[Recorded data]:
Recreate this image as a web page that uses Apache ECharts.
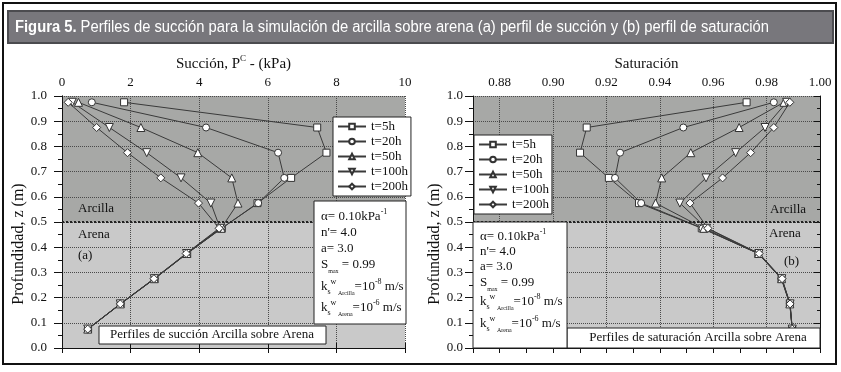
<!DOCTYPE html>
<html>
<head>
<meta charset="utf-8">
<script src="https://cdn.jsdelivr.net/npm/echarts@6/dist/echarts.min.js"></script>
<style>
html, body { margin: 0; padding: 0; background: #fff; }
#chart { width: 841px; height: 372px; }
</style>
</head>
<body>
<div id="chart"></div>
<script>
// profundidad de cada punto (m)
const depth = [0.975, 0.875, 0.775, 0.675, 0.575, 0.475, 0.375, 0.275, 0.175, 0.075];
const seriesNames = ['t=5h', 't=20h', 't=50h', 't=100h', 't=200h'];

// succión (kPa)
const suction5h   = [1.81, 7.44, 7.71, 6.68, 5.70, 4.66, 3.65, 2.70, 1.71, 0.76];
const suction20h  = [0.87, 4.20, 6.30, 6.48, 5.72, 4.65, 3.64, 2.70, 1.71, 0.75];
const suction50h  = [0.48, 2.30, 3.96, 4.95, 5.13, 4.64, 3.64, 2.69, 1.70, 0.75];
const suction100h = [0.30, 1.38, 2.47, 3.47, 4.34, 4.61, 3.63, 2.69, 1.70, 0.75];
const suction200h = [0.18, 1.01, 1.91, 2.88, 3.98, 4.58, 3.62, 2.68, 1.70, 0.75];

// saturación
const sat5h   = [0.9725, 0.9126, 0.9101, 0.9209, 0.9322, 0.9557, 0.9769, 0.9856, 0.9887, 0.9896];
const sat20h  = [0.9827, 0.9488, 0.9251, 0.9232, 0.9330, 0.9560, 0.9768, 0.9855, 0.9887, 0.9896];
const sat50h  = [0.9865, 0.9697, 0.9516, 0.9407, 0.9384, 0.9565, 0.9770, 0.9856, 0.9887, 0.9896];
const sat100h = [0.9875, 0.9794, 0.9684, 0.9573, 0.9475, 0.9575, 0.9771, 0.9857, 0.9888, 0.9896];
const sat200h = [0.9887, 0.9827, 0.9740, 0.9635, 0.9513, 0.9580, 0.9772, 0.9858, 0.9888, 0.9896];

const serif = '"Liberation Serif", "DejaVu Serif", serif';
const sans = '"Liberation Sans", Arial, sans-serif';
const upperColor = '#a7a8a6';
const lowerColor = '#c9c9c9';
const gridColor = '#4a4a4a';

const titleBold = 'Figura 5.';
const titleRest = ' Perfiles de succión para la simulación de arcilla sobre arena (a) perfil de succión y (b) perfil de saturación';

const markers = ['rect', 'circle', 'triangle', 'triangle', 'diamond'];
const markerSizes = [7, 7, 8, 8, 8];

function makeSeries(groups, xi, yi) {
  return groups.map((vals, k) => ({
    name: seriesNames[k],
    type: 'line',
    xAxisIndex: xi,
    yAxisIndex: yi,
    data: depth.map((d, i) => [vals[i], d]),
    symbol: markers[k],
    symbolSize: markerSizes[k],
    symbolRotate: k === 3 ? 180 : 0,
    showAllSymbol: true,
    lineStyle: { color: '#3a3a3a', width: 1 },
    itemStyle: { color: '#fff', borderColor: '#333', borderWidth: 1 },
    emphasis: { disabled: true },
    z: 3
  }));
}

function bandSeries(xi, yi) {
  return {
    type: 'line', xAxisIndex: xi, yAxisIndex: yi, data: [], silent: true, z: 0,
    markArea: {
      silent: true,
      data: [
        [{ yAxis: 0.5, itemStyle: { color: upperColor } }, { yAxis: 1 }],
        [{ yAxis: 0, itemStyle: { color: lowerColor } }, { yAxis: 0.5 }]
      ]
    },
    markLine: {
      silent: true, symbol: 'none', label: { show: false },
      lineStyle: { color: '#222', type: 'dotted', width: 2 },
      data: [{ yAxis: 0.5 }]
    }
  };
}

const labelFont = { fontFamily: serif, fontSize: 13, color: '#111' };

function topAxis(grid, min, max, interval, name, formatter, splitColors) {
  return {
    type: 'value', gridIndex: grid, position: 'top', min: min, max: max, interval: interval,
    name: name, nameLocation: 'middle', nameGap: 22,
    nameTextStyle: { fontFamily: serif, fontSize: 15, color: '#111',
      rich: { sup: { fontFamily: serif, fontSize: 9, verticalAlign: 'top', lineHeight: 18, color: '#111' } } },
    axisLine: { lineStyle: { color: '#111', width: 1 } },
    axisTick: { inside: true, length: 5, lineStyle: { color: '#111' } },
    axisLabel: Object.assign({ margin: 7, formatter: formatter }, labelFont),
    splitLine: { show: true, lineStyle: { color: splitColors, type: 'dotted', width: 1 } },
    z: 2
  };
}

function bottomAxis(grid, min, max, interval) {
  return {
    type: 'value', gridIndex: grid, position: 'bottom', min: min, max: max, interval: interval,
    axisLine: { lineStyle: { color: '#111', width: 1 } },
    axisTick: { inside: true, length: 5, lineStyle: { color: '#111' } },
    axisLabel: { show: false },
    splitLine: { show: false },
    z: 2
  };
}

function leftAxis(grid, name, nameGap, margin) {
  return {
    type: 'value', gridIndex: grid, position: 'left', min: 0, max: 1, interval: 0.1,
    name: name, nameLocation: 'middle', nameGap: nameGap,
    nameTextStyle: { fontFamily: serif, fontSize: 16, color: '#111', padding: [0, 44, 0, 0] },
    axisLine: { lineStyle: { color: '#111', width: 1 } },
    axisTick: { inside: false, length: 8, lineStyle: { color: '#111' } },
    minorTick: { show: true, splitNumber: 2, length: 4, lineStyle: { color: '#111' } },
    axisLabel: Object.assign({ margin: margin, formatter: v => v.toFixed(1) }, labelFont),
    splitLine: { show: true, lineStyle: { color: gridColor, type: 'dotted', width: 1 } },
    z: 2
  };
}

function rightAxis(grid) {
  return {
    type: 'value', gridIndex: grid, position: 'right', min: 0, max: 1, interval: 0.1,
    axisLine: { lineStyle: { color: '#111', width: 1 } },
    axisTick: { inside: true, length: 6, lineStyle: { color: '#111' } },
    minorTick: { show: true, splitNumber: 2, length: 3, lineStyle: { color: '#111' } },
    axisLabel: { show: false },
    splitLine: { show: false },
    z: 2
  };
}

const paramRich = {
  sup: { fontFamily: serif, fontSize: 8, verticalAlign: 'top', fill: '#111' },
  sub: { fontFamily: serif, fontSize: 8, verticalAlign: 'bottom', fill: '#111' },
  subs: { fontFamily: serif, fontSize: 6, verticalAlign: 'bottom', fill: '#111' }
};
const paramLines = [
  'α= 0.10kPa{sup|-1}',
  "n'= 4.0",
  'a= 3.0',
  'S{subs|max} = 0.99',
  'k{sub|s}{sup|w}{subs| Arcilla}=10{sup|-8} m/s',
  'k{sub|s}{sup|w}{subs| Arena}=10{sup|-6} m/s'
];

function textEl(x, y, text, opts) {
  return {
    type: 'text', x: x, y: y, z: 101, silent: true,
    style: Object.assign({ text: text, fontFamily: serif, fontSize: 13, fill: '#111',
      verticalAlign: 'middle', align: 'left', lineHeight: 18, rich: paramRich }, opts || {})
  };
}

function paramBox(x, y, w, h, ys) {
  const els = [{ type: 'rect', z: 100, silent: true, shape: { x: x, y: y, width: w, height: h },
    style: { fill: '#fff', stroke: '#222', lineWidth: 1 } }];
  paramLines.forEach((t, i) => els.push(textEl(x + 7, ys[i], t)));
  return els;
}

// condensar el título para que ocupe el mismo ancho que en la figura
const ctx = document.createElement('canvas').getContext('2d');
ctx.font = 'bold 16px ' + sans;
let titleW = ctx.measureText(titleBold).width;
ctx.font = '16px ' + sans;
titleW += ctx.measureText(titleRest).width;
const titleScale = 754 / titleW;

const graphics = [
  { type: 'rect', z: 100, silent: true, shape: { x: 3, y: 3, width: 833, height: 361 },
    style: { fill: 'none', stroke: '#111', lineWidth: 2 } },
  { type: 'rect', z: 100, silent: true, shape: { x: 8, y: 11, width: 825, height: 32 },
    style: { fill: '#78777c', stroke: '#4b4b4f', lineWidth: 2 } },
  { type: 'text', z: 101, silent: true, x: 15, y: 28, scaleX: titleScale,
    style: { text: '{b|' + titleBold + '}' + titleRest,
      fontFamily: sans, fontSize: 16, fill: '#fff', verticalAlign: 'middle',
      rich: { b: { fontFamily: sans, fontSize: 16, fontWeight: 'bold', fill: '#fff' } } } },
  textEl(78, 209, 'Arcilla'),
  textEl(78, 235, 'Arena'),
  textEl(78, 256, '(a)'),
  textEl(770, 210, 'Arcilla'),
  textEl(769, 234, 'Arena'),
  textEl(784, 262, '(b)'),
  { type: 'rect', z: 100, silent: true, shape: { x: 99, y: 326, width: 227, height: 18 },
    style: { fill: '#fff', stroke: '#222', lineWidth: 1 } },
  textEl(212, 335, 'Perfiles de succión Arcilla sobre Arena', { align: 'center' }),
  { type: 'rect', z: 100, silent: true, shape: { x: 567, y: 328, width: 253, height: 20 },
    style: { fill: '#fff', stroke: '#222', lineWidth: 1 } },
  textEl(698, 338, 'Perfiles de saturación Arcilla sobre Arena', { align: 'center' })
].concat(paramBox(314, 201, 92, 123, [217, 233, 249, 265, 287, 308]))
 .concat(paramBox(473, 222, 94, 126, [237, 252, 267, 283, 302, 324]));

const legendBase = {
  orient: 'vertical', data: seriesNames, itemWidth: 28, itemHeight: 7, itemGap: 2,
  padding: [3, 3, 3, 4], backgroundColor: '#fff', borderColor: '#222', borderWidth: 1,
  textStyle: { fontFamily: serif, fontSize: 13, color: '#111' }, selectedMode: false
};

const chart = echarts.init(document.getElementById('chart'));
chart.setOption({
  animation: false,
  backgroundColor: '#fff',
  grid: [
    { left: 62, top: 96, width: 343, height: 252 },
    { left: 473, top: 96, width: 347, height: 252 }
  ],
  xAxis: [
    topAxis(0, 0, 10, 2, 'Succión, P{sup|C} - (kPa)', v => String(v), gridColor),
    bottomAxis(0, 0, 10, 2),
    topAxis(1, 0.87, 1.0, 0.01, 'Saturación',
      v => (Math.round(v * 100) % 2 === 0 ? v.toFixed(2) : ''), ['rgba(0,0,0,0)', gridColor]),
    bottomAxis(1, 0.87, 1.0, 0.01)
  ],
  yAxis: [
    leftAxis(0, 'Profundidad, z (m)', 28, 15),
    rightAxis(0),
    leftAxis(1, 'Profundidad, z (m)', 19, 10),
    rightAxis(1)
  ],
  legend: [
    Object.assign({ left: 333, top: 117 }, legendBase),
    Object.assign({ left: 474, top: 135 }, legendBase)
  ],
  series: [bandSeries(0, 0), bandSeries(2, 2)]
    .concat(makeSeries([suction5h, suction20h, suction50h, suction100h, suction200h], 0, 0))
    .concat(makeSeries([sat5h, sat20h, sat50h, sat100h, sat200h], 2, 2)),
  graphic: graphics
});
</script>
</body>
</html>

[Exercise task]:
Return nothing but the lines running from the start of the data to the line with "const titleRest = '", please, both ends included and no pictures.

[Result of the task]:
Recreate this image as a web page that uses Apache ECharts.
<!DOCTYPE html>
<html>
<head>
<meta charset="utf-8">
<script src="https://cdn.jsdelivr.net/npm/echarts@6/dist/echarts.min.js"></script>
<style>
html, body { margin: 0; padding: 0; background: #fff; }
#chart { width: 841px; height: 372px; }
</style>
</head>
<body>
<div id="chart"></div>
<script>
// profundidad de cada punto (m)
const depth = [0.975, 0.875, 0.775, 0.675, 0.575, 0.475, 0.375, 0.275, 0.175, 0.075];
const seriesNames = ['t=5h', 't=20h', 't=50h', 't=100h', 't=200h'];

// succión (kPa)
const suction5h   = [1.81, 7.44, 7.71, 6.68, 5.70, 4.66, 3.65, 2.70, 1.71, 0.76];
const suction20h  = [0.87, 4.20, 6.30, 6.48, 5.72, 4.65, 3.64, 2.70, 1.71, 0.75];
const suction50h  = [0.48, 2.30, 3.96, 4.95, 5.13, 4.64, 3.64, 2.69, 1.70, 0.75];
const suction100h = [0.30, 1.38, 2.47, 3.47, 4.34, 4.61, 3.63, 2.69, 1.70, 0.75];
const suction200h = [0.18, 1.01, 1.91, 2.88, 3.98, 4.58, 3.62, 2.68, 1.70, 0.75];

// saturación
const sat5h   = [0.9725, 0.9126, 0.9101, 0.9209, 0.9322, 0.9557, 0.9769, 0.9856, 0.9887, 0.9896];
const sat20h  = [0.9827, 0.9488, 0.9251, 0.9232, 0.9330, 0.9560, 0.9768, 0.9855, 0.9887, 0.9896];
const sat50h  = [0.9865, 0.9697, 0.9516, 0.9407, 0.9384, 0.9565, 0.9770, 0.9856, 0.9887, 0.9896];
const sat100h = [0.9875, 0.9794, 0.9684, 0.9573, 0.9475, 0.9575, 0.9771, 0.9857, 0.9888, 0.9896];
const sat200h = [0.9887, 0.9827, 0.9740, 0.9635, 0.9513, 0.9580, 0.9772, 0.9858, 0.9888, 0.9896];

const serif = '"Liberation Serif", "DejaVu Serif", serif';
const sans = '"Liberation Sans", Arial, sans-serif';
const upperColor = '#a7a8a6';
const lowerColor = '#c9c9c9';
const gridColor = '#4a4a4a';

const titleBold = 'Figura 5.';
const titleRest = ' Perfiles de succión para la simulación de arcilla sobre arena (a) perfil de succión y (b) perfil de saturación';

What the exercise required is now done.